▶ **DIRECTIONS**
Return the lines below that carry the word "code".

** BEGIN STORED ROWS **

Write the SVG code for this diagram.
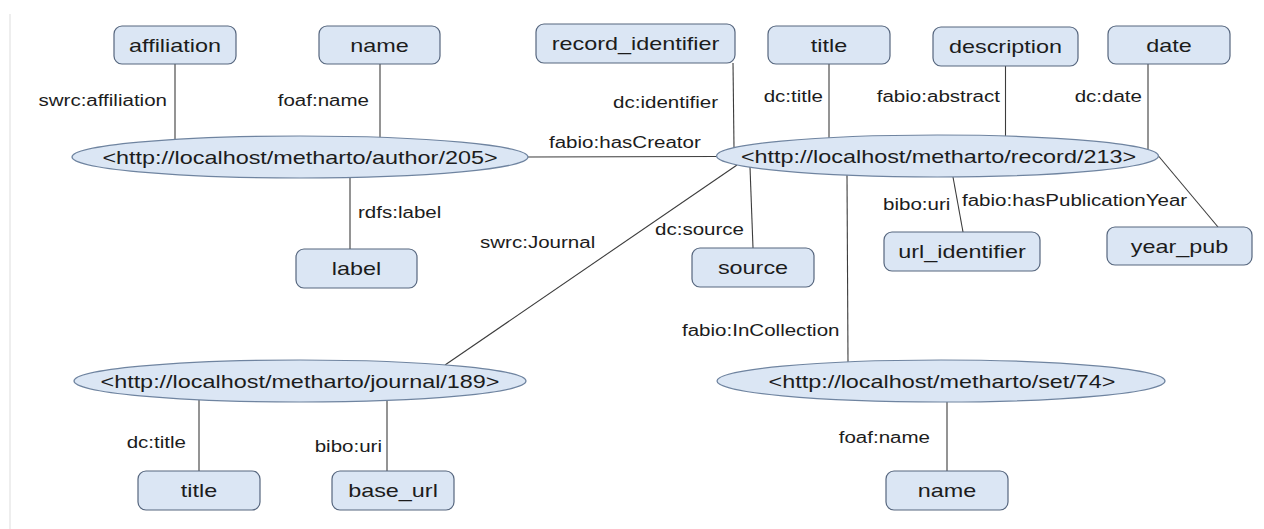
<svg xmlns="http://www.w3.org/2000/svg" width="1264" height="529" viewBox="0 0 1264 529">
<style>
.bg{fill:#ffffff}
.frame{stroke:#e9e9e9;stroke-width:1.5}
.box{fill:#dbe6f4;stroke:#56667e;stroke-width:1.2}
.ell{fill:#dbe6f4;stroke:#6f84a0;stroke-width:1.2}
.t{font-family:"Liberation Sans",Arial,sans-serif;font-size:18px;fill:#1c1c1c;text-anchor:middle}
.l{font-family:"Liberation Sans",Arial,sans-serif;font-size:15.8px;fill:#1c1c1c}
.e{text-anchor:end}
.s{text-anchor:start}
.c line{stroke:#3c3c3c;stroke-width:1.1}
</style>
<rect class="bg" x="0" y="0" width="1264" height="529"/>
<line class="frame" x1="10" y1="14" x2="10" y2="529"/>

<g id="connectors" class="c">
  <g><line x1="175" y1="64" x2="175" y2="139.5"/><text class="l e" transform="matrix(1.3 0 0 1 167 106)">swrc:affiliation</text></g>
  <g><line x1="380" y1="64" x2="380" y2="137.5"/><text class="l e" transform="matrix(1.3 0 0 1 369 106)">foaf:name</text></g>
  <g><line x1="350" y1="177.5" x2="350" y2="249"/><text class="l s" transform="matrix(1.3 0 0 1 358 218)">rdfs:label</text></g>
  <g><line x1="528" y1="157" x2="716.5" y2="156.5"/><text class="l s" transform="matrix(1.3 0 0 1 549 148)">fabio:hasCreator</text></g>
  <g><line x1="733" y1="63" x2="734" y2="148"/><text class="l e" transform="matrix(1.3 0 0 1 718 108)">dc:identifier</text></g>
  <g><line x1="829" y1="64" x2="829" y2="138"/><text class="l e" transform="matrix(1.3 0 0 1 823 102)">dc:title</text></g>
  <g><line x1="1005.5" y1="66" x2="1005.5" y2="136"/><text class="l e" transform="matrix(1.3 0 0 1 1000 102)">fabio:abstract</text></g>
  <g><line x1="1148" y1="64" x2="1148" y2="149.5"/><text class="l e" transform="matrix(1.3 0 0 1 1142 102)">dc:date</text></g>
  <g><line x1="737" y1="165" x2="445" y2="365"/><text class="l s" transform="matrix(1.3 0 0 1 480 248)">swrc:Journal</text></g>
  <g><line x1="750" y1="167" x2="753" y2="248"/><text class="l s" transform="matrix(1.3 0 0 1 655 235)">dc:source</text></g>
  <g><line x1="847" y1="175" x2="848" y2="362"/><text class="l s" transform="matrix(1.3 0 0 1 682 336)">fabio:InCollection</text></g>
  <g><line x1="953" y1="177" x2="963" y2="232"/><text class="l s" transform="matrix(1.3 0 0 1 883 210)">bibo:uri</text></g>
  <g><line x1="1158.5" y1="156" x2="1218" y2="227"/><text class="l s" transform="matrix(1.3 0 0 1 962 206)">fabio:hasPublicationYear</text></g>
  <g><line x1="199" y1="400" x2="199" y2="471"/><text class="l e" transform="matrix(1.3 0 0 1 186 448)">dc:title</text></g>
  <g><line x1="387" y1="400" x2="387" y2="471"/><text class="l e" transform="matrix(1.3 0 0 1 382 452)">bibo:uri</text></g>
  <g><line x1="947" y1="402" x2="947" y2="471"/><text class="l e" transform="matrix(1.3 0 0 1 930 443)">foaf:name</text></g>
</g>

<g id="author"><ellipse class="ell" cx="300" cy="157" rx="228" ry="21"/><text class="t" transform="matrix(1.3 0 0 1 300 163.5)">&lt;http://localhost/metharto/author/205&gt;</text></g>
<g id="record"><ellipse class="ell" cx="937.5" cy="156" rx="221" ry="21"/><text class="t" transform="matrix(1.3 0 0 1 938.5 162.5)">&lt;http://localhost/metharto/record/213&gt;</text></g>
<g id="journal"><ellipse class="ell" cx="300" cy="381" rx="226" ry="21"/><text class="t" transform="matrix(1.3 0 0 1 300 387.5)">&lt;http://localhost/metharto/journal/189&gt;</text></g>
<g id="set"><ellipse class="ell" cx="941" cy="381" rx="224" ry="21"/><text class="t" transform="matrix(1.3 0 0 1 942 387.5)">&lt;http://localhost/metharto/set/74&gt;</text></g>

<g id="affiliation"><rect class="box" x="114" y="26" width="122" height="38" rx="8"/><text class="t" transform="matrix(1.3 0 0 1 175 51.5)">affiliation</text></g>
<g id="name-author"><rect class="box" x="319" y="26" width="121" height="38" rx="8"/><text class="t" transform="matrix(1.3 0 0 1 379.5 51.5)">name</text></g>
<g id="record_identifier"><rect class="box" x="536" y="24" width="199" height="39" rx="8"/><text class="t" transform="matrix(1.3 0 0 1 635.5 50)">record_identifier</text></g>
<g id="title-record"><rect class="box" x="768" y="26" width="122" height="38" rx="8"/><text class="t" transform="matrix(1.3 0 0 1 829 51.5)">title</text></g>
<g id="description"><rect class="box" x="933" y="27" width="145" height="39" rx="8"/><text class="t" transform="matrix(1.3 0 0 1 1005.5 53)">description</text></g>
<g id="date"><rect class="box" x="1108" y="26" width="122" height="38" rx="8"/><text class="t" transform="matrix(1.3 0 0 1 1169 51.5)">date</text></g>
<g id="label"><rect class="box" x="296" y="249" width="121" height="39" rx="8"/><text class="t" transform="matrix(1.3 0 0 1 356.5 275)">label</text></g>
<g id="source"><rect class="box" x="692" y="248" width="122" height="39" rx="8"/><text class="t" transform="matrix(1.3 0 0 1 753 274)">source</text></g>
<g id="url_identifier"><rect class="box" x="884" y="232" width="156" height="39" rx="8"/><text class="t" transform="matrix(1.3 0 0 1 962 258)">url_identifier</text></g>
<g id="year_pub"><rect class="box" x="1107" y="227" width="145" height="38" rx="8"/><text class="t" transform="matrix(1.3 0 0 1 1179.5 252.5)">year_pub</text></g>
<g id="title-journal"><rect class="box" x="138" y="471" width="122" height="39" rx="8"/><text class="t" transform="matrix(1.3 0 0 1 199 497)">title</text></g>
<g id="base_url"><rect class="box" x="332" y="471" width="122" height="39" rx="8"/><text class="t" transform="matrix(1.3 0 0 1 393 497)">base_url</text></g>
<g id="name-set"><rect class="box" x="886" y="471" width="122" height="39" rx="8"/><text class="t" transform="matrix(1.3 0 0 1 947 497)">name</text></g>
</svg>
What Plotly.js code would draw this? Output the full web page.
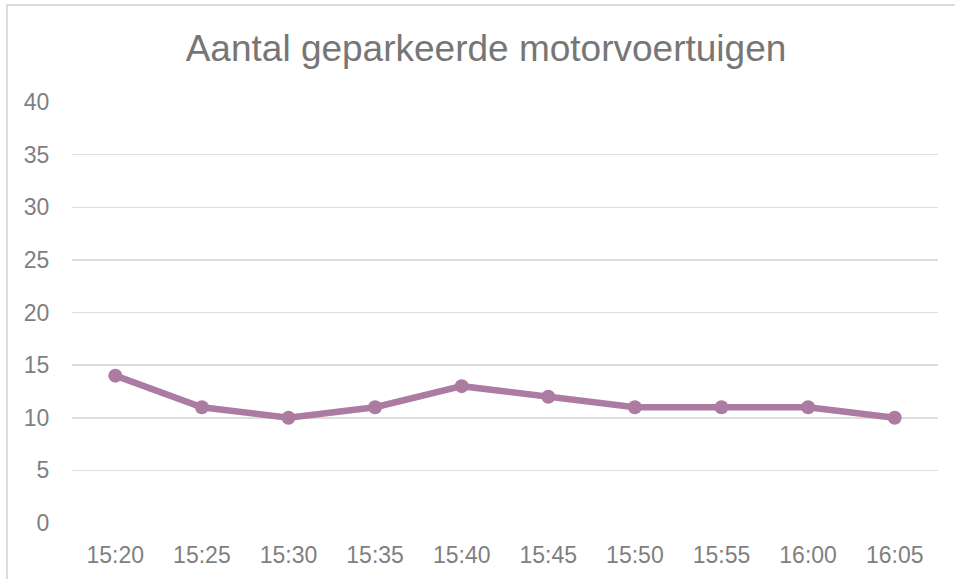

** END STORED ROWS **

▶ **RESULT**
Write the SVG code for this diagram.
What Plotly.js code would draw this? Output the full web page.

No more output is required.